Bahasa hermeneutika sebagai bahasa pemahaman manusia telah mengambil peran yang sangat penting dalam perkembangan bahasa manusia. Kecenderungan manusia untuk mengerti tentang sesuatu adalah modal baik demi kelancaran berkomunikasi antar sesama manusia. Manusia berusaha untuk mengerti sesuatu yang belum dikenalnya lewat bahasa. Bahasa hermeneutika menurut Hans-Georg Gadamer sebagai pedoman pemahaman yang sangat relevan dengan kenyataan pemahaman manusia.

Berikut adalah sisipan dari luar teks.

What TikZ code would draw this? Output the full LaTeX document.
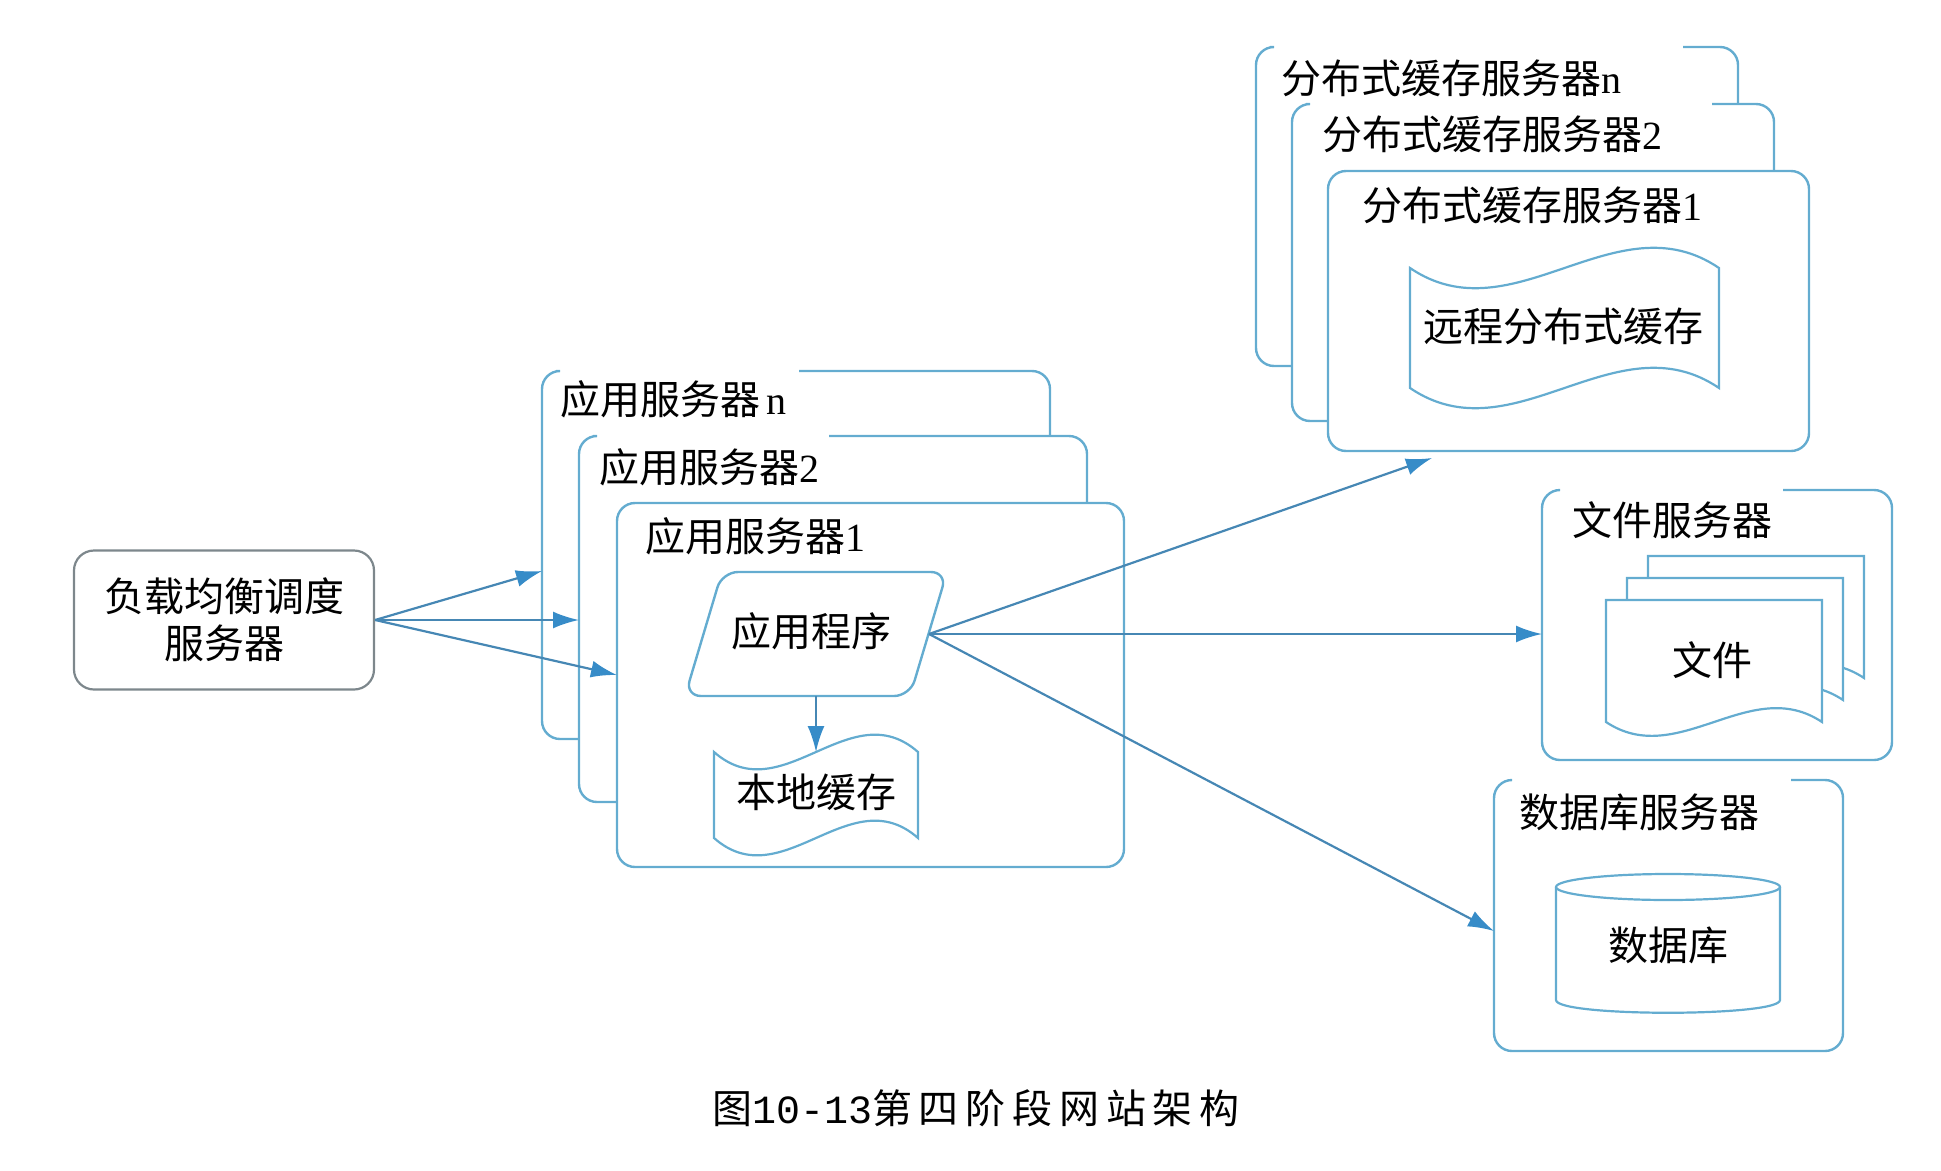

Ia secara tegas pentingnya pemahaman tentang sesuatu yang masih tergambar belum jelas oleh manusia.

Pemahaman Gadamer turut membantu dalam usaha memahami Kitab Suci. Kitab suci sebagai sabda Tuhan tidak serta merta diketahui oleh pembaca. Oleh karena itu ia memerlukan penafsir yang dapat menafsir dengan baik dan sesuai dengan maksud Kitab tersebut. Kitab Suci dapat dipahami lewat berbagai hal, tidak hanya diketahui lewat pemahaman kata-kata tetapi juga dalam tindakan ajakan kitab tersebut. Dengan demikian teks-teks suci dapat dipahami dengan baik lewat bahasa hermeneutika menurut Gadamer.